Monday, May 01, 2006

Reading: My Family and Other Animals

I have loved Gerald Durrell's work since someone gave me a copy of A Zoo In My Luggage for airplane reading in my very early youth; to me, Lawrence Durrell is merely Gerald's older and less funny brother, a viewpoint which would no doubt pain them both. These days, A Zoo In My Luggage makes me a little uncomfortable, being about a white man who goes to Africa and surrounds himself with Cameroonian servants who call him "Masa," but I still read it for the animals, which are classic to the point of being immortal.

In the introduction to My Family and Other Animals, Durrell writes "This is the story of a five-year sojourn that I and my family made on the Greek island of Corfu. It was originally intended to be a mildly nostalgic account of the natural history of the island, but I made a grave mistake by introducing my family into the book in the first few pages. Having got themselves on paper, they then proceeded to establish themselves and invite various friends to share the chapters."

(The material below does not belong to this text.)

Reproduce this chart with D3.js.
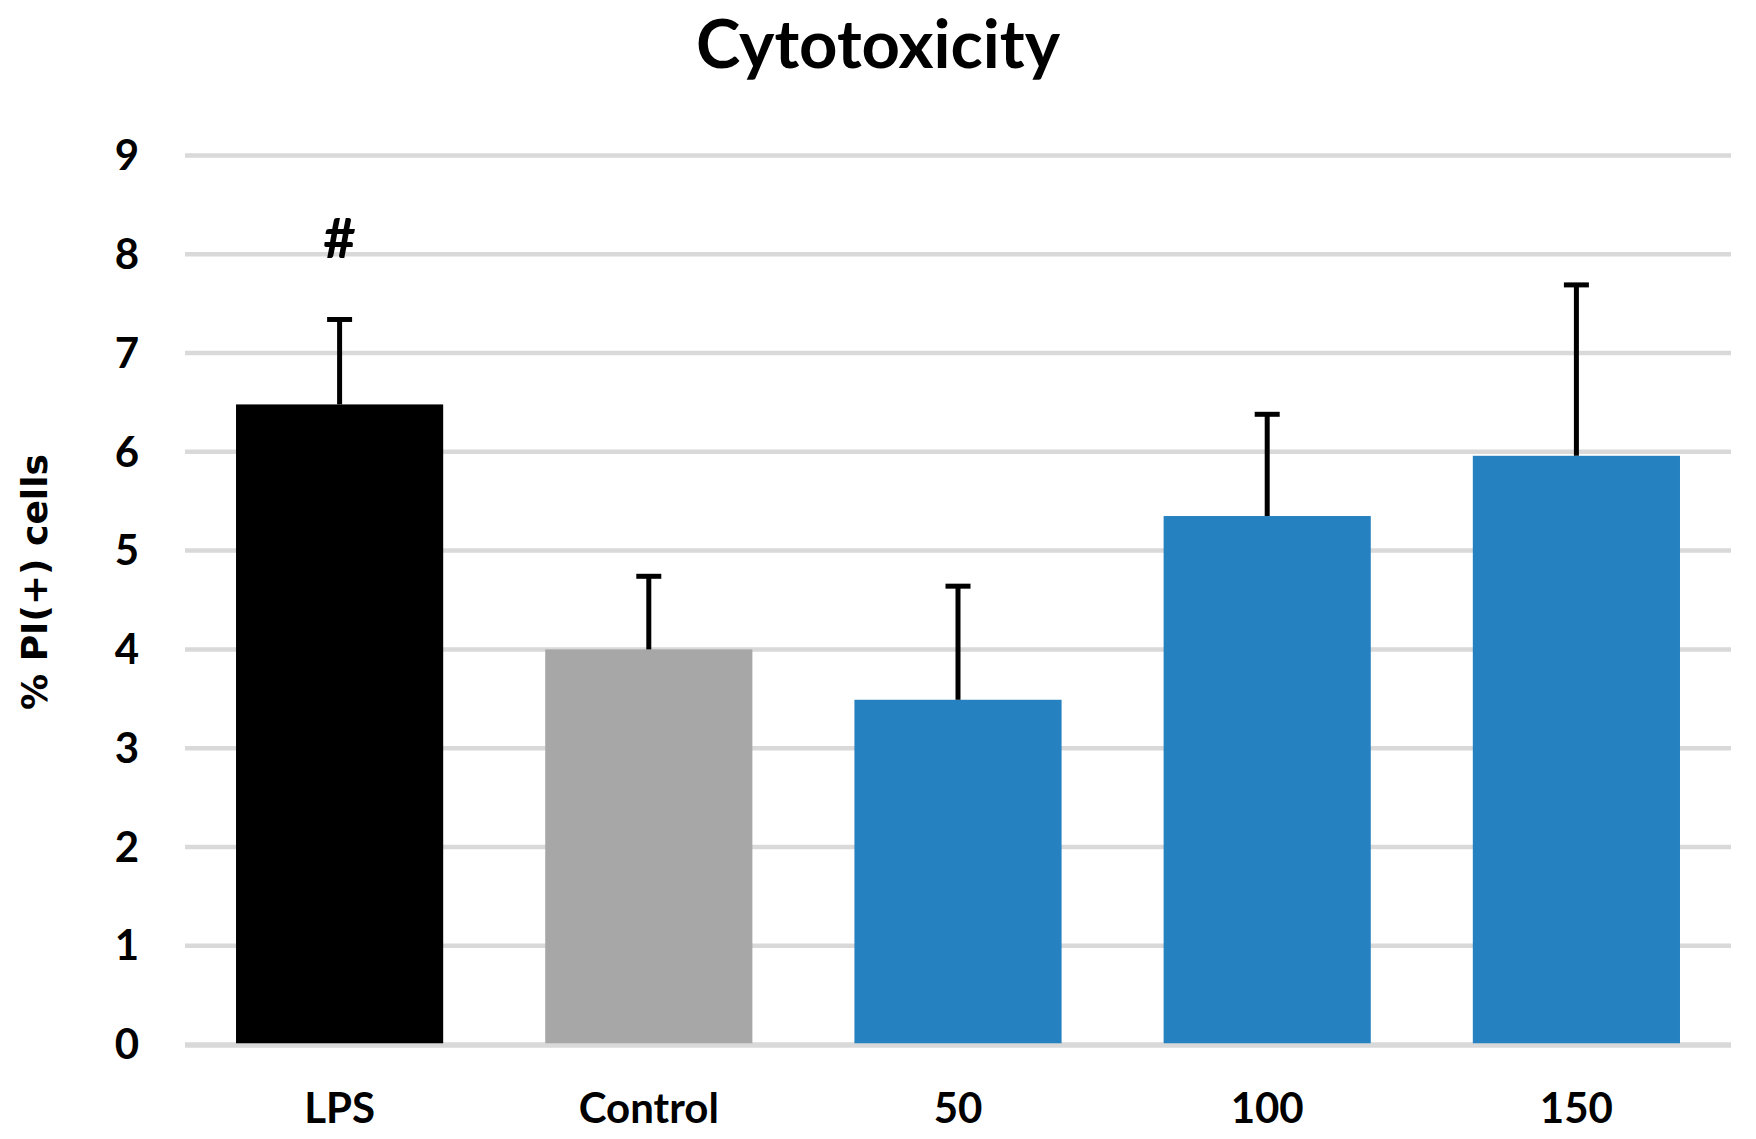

They are also what makes the book laugh-out-loud-till-your-nose-runs-and-people-on-the-subway-look-at-you-strange funny. The passages on Corfu's animal and plant life are indeed beautiful, almost poetic, but the crazy people in and surrounding the Durrell family are the kinds of characters who could only have been invented -- it astonishes me that they actually existed outside someone's fevered imagination. Larry, obsessed with books; Leslie, obsessed with guns; Margo, obsessed with herself; Gerry, obsessed with animals; and towering above them all (only in the metaphorical sense, as she was apparently about four feet ten), their indomitably eccentric Mother: passively but surely focusing all their individual oddities into a grand, tidelike surge of family strangeness.

My favorite thing about Durrell's style in MFaOA (also its sequels Birds, Beasts and Relatives and Fauna and Family) is that, while the book is written in the first person, he never quotes himself. Everyone else "talks," but Gerry merely tells us what he said. The effect is one of a slightly drunk raconteur telling the story of his childhood long, long afterward.